Kotex narrowed the gap to 10 points last year with product improvements and new advertising from Ogilvy & Mather, New York. Now, as P&G wrestles with its own internal problems, Kotex is on the offensive again, with its new global "red dot" ads for the brand. The ads have fueled a 20% sales increase for Kotex in Colombia, where they first launched last spring, and Kimberly-Clark is hoping for strong results in the U.S., too.

"I'm not going to pretend to believe that we'll see a 20% increase here," said Tim Lehman, president-North American Feminine Care at Kimberly-Clark. But he adds: "Certainly, I'm expecting the campaign will be important to us both in the short-term and, importantly, building the brand franchise long-term. The reality is that Kotex is still viewed as something of an older brand. We need to change that, and that's one of the keys of this campaign."

While competitors like Kimberly-Clark will likely make short-term gains while P&G tries to regain its bearings, Ken Harris, partner with the package-goods consulting firm Cannondale Associates, Evanston, Ill., doubts they'll gain long-term advantage.

"I'd bet on the jockey in this one," Mr. Harris said. "Procter is too good of a company to struggle forever. And just like Kimberly-Clark came back [from problems in the aftermath of the Scott deal] so will P&G."

Burt Flickinger, managing director of Reach Marketing, Westport, Conn., believes much of P&G's share erosion stems from long-term decisions that may only be exacerbated by Mr. Lafley's focus on the company's 10 leading global brands.

"It would have been unthinkable to say over the 1980s and 1990s, but P&G's competitors clearly have the initiative," Mr. Flickinger said. "P&G certainly lost its way with what used to be a very strong portfolio of B brands as P&G has overly resourced its aircraft carrier or A brands and grossly undersupported its allied brands."

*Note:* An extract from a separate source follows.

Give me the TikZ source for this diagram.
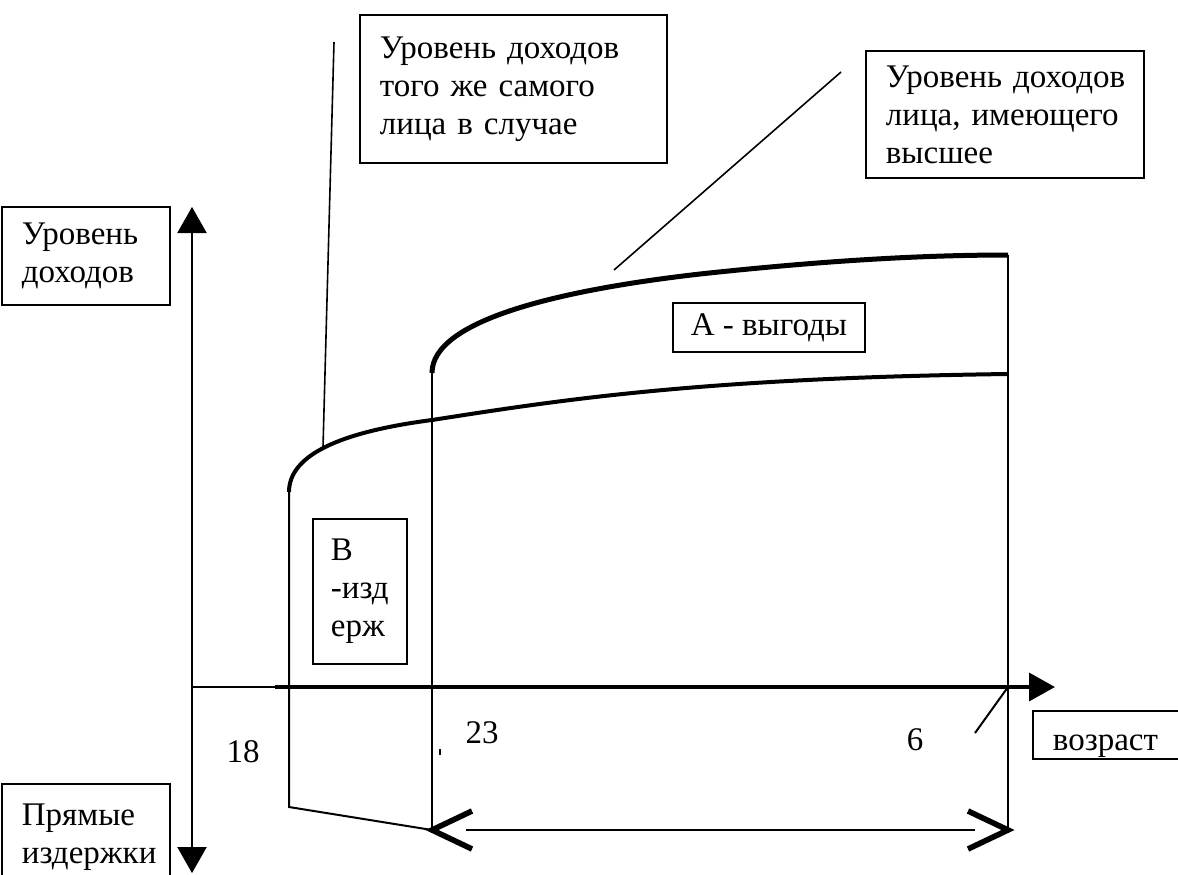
\documentclass[tikz,border=0pt]{standalone}
\usepackage{fontspec}
\setmainfont{Liberation Serif}
\usetikzlibrary{arrows.meta,positioning}

\begin{document}
\begin{tikzpicture}[x=0.5pt,y=-0.5pt,line width=1pt,
	every node/.style={font=\fontsize{16.5}{19}\selectfont},
	text box/.style={draw,anchor=north west,align=left,inner xsep=10pt,line width=0.9pt},
	axis/.style={-{Triangle[length=13pt,width=14pt]}},
	both axis/.style={{Triangle[length=13pt,width=14.5pt]}-{Triangle[length=13pt,width=14.5pt]},line width=1.2pt},
	barb/.style={line width=2.8pt,miter limit=20}]

	\useasboundingbox (0,0) rectangle (1178,874);
	\clip (0,0) rectangle (1178,874);

	\node[text box,text width=64pt,minimum height=49pt] (income) at (1,206) {Уровень\\доходов};
	\node[text box,text width=64pt,minimum height=53pt] (direct) at (1,783) {Прямые\\издержки};
	\node[text box,text width=133.5pt,minimum height=74pt] (same) at (359,14) {Уровень~доходов\\того~же~самого\\лица~в~случае};
	\node[text box,text width=119pt,minimum height=63.5pt] (higher) at (865,50) {Уровень~доходов\\лица,~имеющего\\высшее};
	\node[text box,align=center,inner xsep=4pt,minimum width=96pt,minimum height=24.5pt] (benefit) at (672,302) {А - выгоды};
	\node[text box,text width=29pt,inner xsep=9pt,minimum height=72.5pt] (cost) at (312,518) {В\\-изд\\ерж};
	\node[text box,text width=64pt,minimum height=24pt,inner ysep=2pt,text height=16pt,text depth=0pt] (age) at (1032,710) {возраст};

	\node (age18) at (243,752) {18};
	\node (age23) at (482,733) {23};
	\node (age6) at (915,740) {6};

	\coordinate (ytop) at (192,207);
	\coordinate (ybot) at (192,873);
	\coordinate (xleft) at (193,687);
	\coordinate (xmid) at (275,687);
	\coordinate (xtip) at (1055,687);
	\coordinate (s18top) at (289,492);
	\coordinate (s18bot) at (289,807);
	\coordinate (s23top) at (432,373);
	\coordinate (s23bot) at (432,830);
	\coordinate (s6top) at (1008,255);
	\coordinate (s6low) at (1008,374);
	\coordinate (s6axis) at (1008,687);
	\coordinate (s6bot) at (1008,830);
	\coordinate (slash) at (975,733);
	\coordinate (tick a) at (440,749);
	\coordinate (tick b) at (440,755);
	\coordinate (lead1 top) at (334,42);
	\coordinate (lead1 end) at (323,447);
	\coordinate (lead2 top) at (841,72);
	\coordinate (lead2 end) at (614,270);
	\coordinate (span left) at (466,830);
	\coordinate (span right) at (975,830);

	\draw[both axis] (ybot) -- (ytop);
	\draw[line width=0.8pt] (xleft) -- (xmid);
	\draw[axis,line width=1.8pt] (xmid) -- (xtip);

	\draw (s18top) -- (s18bot) -- (s23bot);
	\draw (s23top) -- (s23bot);
	\draw (s6top) -- (s6bot);
	\draw (s6axis) -- (slash);
	\draw[line width=0.8pt] (tick a) -- (tick b);

	\draw[line width=1.3pt] (span left) -- (span right);
	\draw[barb] (472,811) -- (s23bot) -- (472,849);
	\draw[barb] (968,811) -- (s6bot) -- (968,849);

	\draw[line width=2pt] (s18top) .. controls (289,455) and (340,432) .. (432,420)
		.. controls (560,400) and (700,378) .. (s6low);
	\draw[line width=2.5pt] (s23top) .. controls (432,320) and (560,290) .. (700,274)
		.. controls (820,261) and (920,255) .. (s6top);

	\draw[line width=0.8pt] (lead1 top) -- (lead1 end);
	\draw[line width=0.8pt] (lead2 top) -- (lead2 end);
\end{tikzpicture}
\end{document}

Mr. Flickinger points to such brands as Ivory, once P&G's flagship, which now is struggling in both personal and home care, along with household-cleaning brands and second-tier brands as Cheer in laundry detergent. Even if P&G succeeds with such leadership brands as Tide, Pantene and Pampers, it could still lose share as second-tier ones in the same categories lose ground, he said.

One factor that figures in P&G's favor now, however, is a much stronger new-product pipeline than in years past, said Andrew Shore, analyst with Deutsche Bank Alex. Brown. P&G has 50 major products in its pipeline-including new brands and major line and brand extensions-for the next two years, he said, about double what it had in years past.

"Despite weaker-than-expected earnings quality [in the last quarter] and a less optimistic outlook in terms of volume growth [in the current quarter], we continue to believe that stability is returning to Procter & Gamble," Mr. Shore wrote in a recent report. He added P&G's recovery won't be "a quick fix," but he expects market shares and profit growth to increase early next year.

For his part, Mr. Lafley has said turning the tide at P&G will take time. "There's nothing like adversity in life to give you focus," Mr. Lafley told analysts in September. But he added: "It's going to take some time before this company is hitting on all cylinders again."